* Start DATASET EXTRACT *
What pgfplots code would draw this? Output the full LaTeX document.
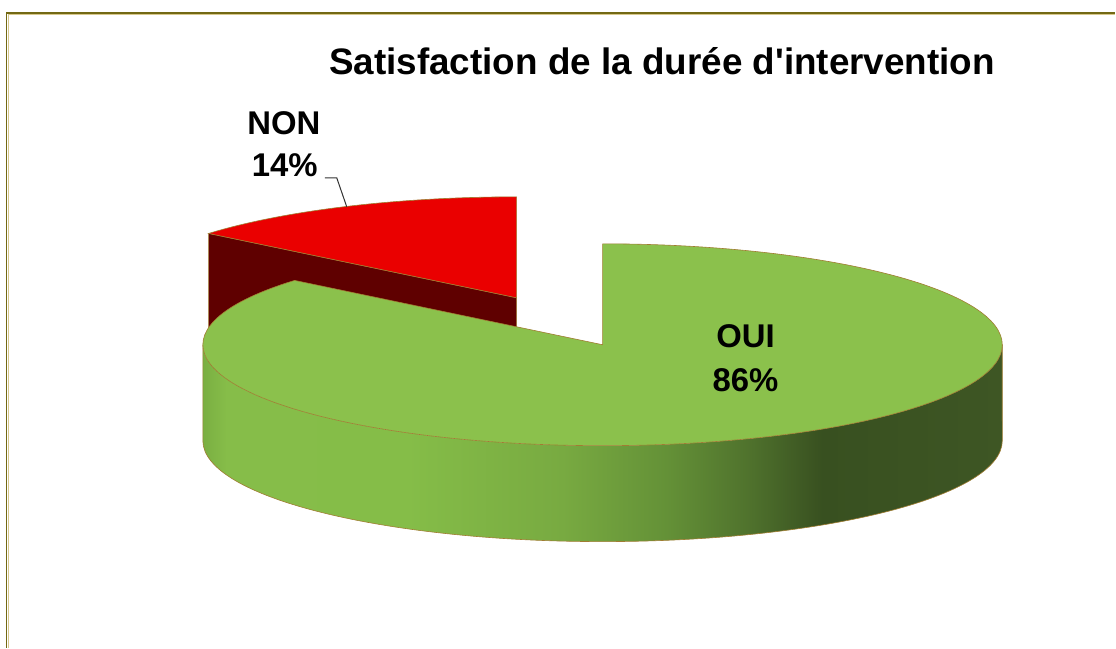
\documentclass[border=0pt]{standalone}
\usepackage{fontspec}
\setmainfont{Liberation Sans}[Ligatures=TeXOff]
\usepackage{pgfplots}
\usepackage{pgfplotstable}
\pgfplotsset{compat=1.18}
\definecolor{redtop}{RGB}{234,0,0}
\definecolor{reddark}{RGB}{95,0,0}
\definecolor{greentop}{RGB}{139,193,76}
\definecolor{edgecol}{RGB}{160,125,50}
\definecolor{bordero}{RGB}{115,105,20}
\definecolor{bordert}{RGB}{215,200,140}
\definecolor{gA}{RGB}{122,175,66}
\definecolor{gB}{RGB}{134,189,73}
\definecolor{gC}{RGB}{133,189,72}
\definecolor{gD}{RGB}{120,170,65}
\definecolor{gE}{RGB}{100,145,55}
\definecolor{gF}{RGB}{80,115,45}
\definecolor{gG}{RGB}{56,80,32}
\definecolor{gH}{RGB}{62,86,36}
\pgfdeclarehorizontalshading{greenside}{100bp}{color(0bp)=(gA); color(25bp)=(gA); color(26.5bp)=(gB); color(37.8bp)=(gC); color(47.5bp)=(gD); color(54bp)=(gE); color(59bp)=(gF); color(63.75bp)=(gG); color(75bp)=(gH); color(100bp)=(gH)}
\pgfplotstableread{
cat value
OUI 86
NON 14
}\piedata
\begin{document}
\begin{tikzpicture}
\pgfplotstablegetelem{0}{value}\of\piedata \let\vOUI\pgfplotsretval
\pgfplotstablegetelem{1}{value}\of\piedata \let\vNON\pgfplotsretval
\pgfmathsetmacro{\aS}{90-\vOUI*3.6}
\pgfmathsetmacro{\aE}{90+\vNON*3.6}
\pgfmathsetmacro{\gx}{603+400*cos(\aS)}
\pgfmathsetmacro{\gy}{303+101*sin(\aS)}
\pgfmathsetmacro{\rx}{517+400*cos(\aE)}
\pgfmathsetmacro{\ry}{350+101*sin(\aE)}
\pgfmathsetmacro{\ryb}{\ry-96}
\begin{axis}[x=1bp,y=1bp,xmin=0,xmax=1116,ymin=0,ymax=648,hide axis,clip=false]
\fill[white] (0,0) rectangle (1116,648);
% border
\draw[bordert,line width=1bp] (8.2,0) -- (8.2,633.2) -- (1116,633.2);
\draw[bordero,line width=1.6bp] (6.5,0) -- (6.5,634.7) -- (1116,634.7);
% red slice (exploded)
\fill[reddark,draw=edgecol,line width=0.6bp] (517,350) -- (\rx,\ry) -- (\rx,\ryb) -- (517,254) -- cycle;
\fill[redtop,draw=edgecol,line width=0.6bp] (517,350) -- (517,451) arc[start angle=90,end angle=\aE,x radius=400bp,y radius=101bp] -- cycle;
% green slice side
\shade[shading=greenside] (203,303) arc[start angle=180,end angle=360,x radius=400bp,y radius=101bp] -- (1003,207) arc[start angle=0,end angle=-180,x radius=400bp,y radius=101bp] -- cycle;
\draw[edgecol,line width=0.6bp] (203,303) -- (203,207) arc[start angle=180,end angle=360,x radius=400bp,y radius=101bp] -- (1003,303);
% green top
\fill[greentop,draw=edgecol,line width=0.6bp] (603,303) -- (\gx,\gy) arc[start angle=\aS,end angle=90,x radius=400bp,y radius=101bp] -- cycle;
% labels
\node[anchor=base,font=\fontsize{37}{44}\selectfont\bfseries] at (662.5,573) {Satisfaction de la durée d'intervention};
\node[anchor=base,font=\fontsize{33}{40}\selectfont\bfseries] at (284,513) {NON};
\node[anchor=base,font=\fontsize{33}{40}\selectfont\bfseries] at (285,471) {14\%};
\node[anchor=base,font=\fontsize{33}{40}\selectfont\bfseries] at (746,300) {OUI};
\node[anchor=base,font=\fontsize{33}{40}\selectfont\bfseries] at (746,256) {86\%};
\draw[black!80,line width=1bp] (325,470) -- (337,470) -- (347,441);
\end{axis}
\end{tikzpicture}
\end{document}
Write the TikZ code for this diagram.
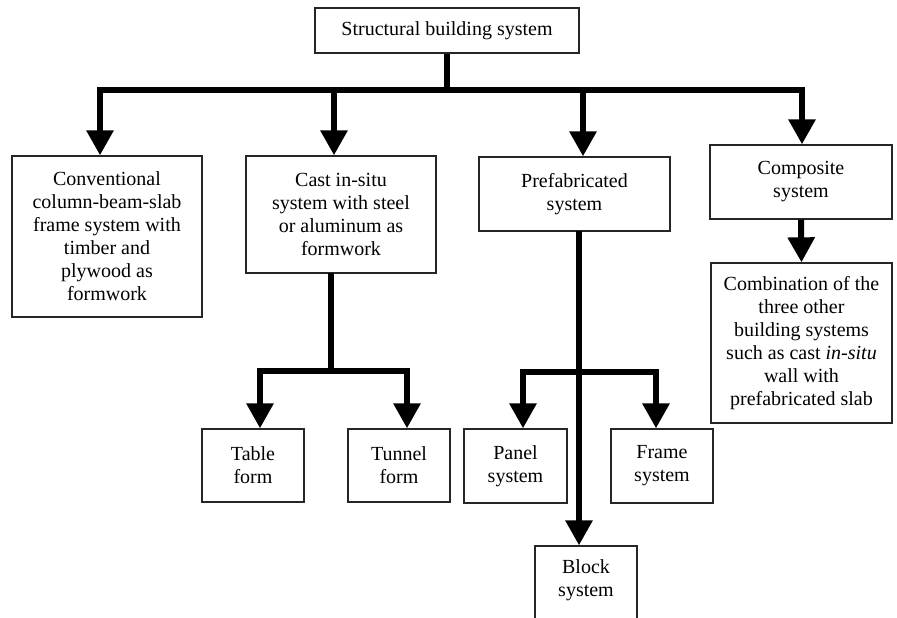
\documentclass[tikz,border=0pt]{standalone}
\usepackage{fontspec}
\setmainfont{Liberation Serif}
\usetikzlibrary{arrows.meta}
\begin{document}
\begin{tikzpicture}[x=1pt,y=-1pt,
  box/.style={draw=black!85,line width=1.3pt,align=center,inner sep=0pt,
    font=\fontsize{20}{23}\selectfont,anchor=center},
  conn/.style={line width=6pt,black},
  arr/.style={conn,-{Triangle[width=26pt,length=25pt]}}]
\useasboundingbox (0,0) rectangle (897,618);
\clip (0,0) rectangle (897,618);
% nodes
\node[box,minimum width=264pt,minimum height=45pt] (top) at (447,30.5) {Structural building system};
\node[box,minimum width=190pt,minimum height=161pt] (conv) at (107,236.5) {Conventional\\column-beam-slab\\frame system with\\timber and\\plywood as\\formwork};
\node[box,minimum width=190pt,minimum height=117pt] (cast) at (341,214.5) {Cast in-situ\\system with steel\\or aluminum as\\formwork};
\node[box,minimum width=191pt,minimum height=74pt] (prefab) at (574.5,194) {Prefabricated\\system};
\node[box,minimum width=182pt,minimum height=74pt] (comp) at (801,182) {Composite\\system};
\node[box,minimum width=181pt,minimum height=160pt] (comb) at (801.5,343) {Combination of the\\three other\\building systems\\such as cast \textit{in-situ}\\wall with\\prefabricated slab};
\node[box,minimum width=102pt,minimum height=73pt] (table) at (253,465.5) {Table\\form};
\node[box,minimum width=102pt,minimum height=73pt] (tunnel) at (399,465.5) {Tunnel\\form};
\node[box,minimum width=103pt,minimum height=74pt] (panel) at (515.5,466) {Panel\\system};
\node[box,minimum width=102pt,minimum height=74pt] (frame) at (662,466) {Frame\\system};
\node[box,minimum width=102pt,minimum height=76pt,text depth=0pt] (block) at (586,584) {\raisebox{25pt}{\begin{tabular}{@{}c@{}}Block\\system\end{tabular}}};
% junction coordinates
\coordinate (j0) at (447,90);
\coordinate (c1) at (100,90);
\coordinate (c2) at (334,90);
\coordinate (c3) at (583,90);
\coordinate (c4) at (802,90);
\coordinate (s1) at (331,273);
\coordinate (j1) at (331,371);
\coordinate (s2) at (579,231);
\coordinate (j2) at (579,372);
% connectors
\draw[conn] (top.south) -- (j0);
\draw[arr] (j0) -| (c1 |- conv.north);
\draw[arr] (j0) -| (c2 |- cast.north);
\draw[arr] (j0) -| (c3 |- prefab.north);
\draw[arr] (j0) -| (c4 |- comp.north);
\draw[arr] (comp.south) -- (comb.north);
\draw[conn] (s1) -- (j1);
\draw[arr] (j1) -| (260,0 |- table.north);
\draw[arr] (j1) -| (407,0 |- tunnel.north);
\draw[arr] (s2) -- (s2 |- block.north);
\draw[arr] (j2) -| (523,0 |- panel.north);
\draw[arr] (j2) -| (656,0 |- frame.north);
\end{tikzpicture}
\end{document}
* End DATASET EXTRACT *
> [PROBLEM TO SOLVE] Check each line above for the word "code", and copy the lines where it appears.

> [WRITTEN RESPONSE]
What pgfplots code would draw this? Output the full LaTeX document.
Write the TikZ code for this diagram.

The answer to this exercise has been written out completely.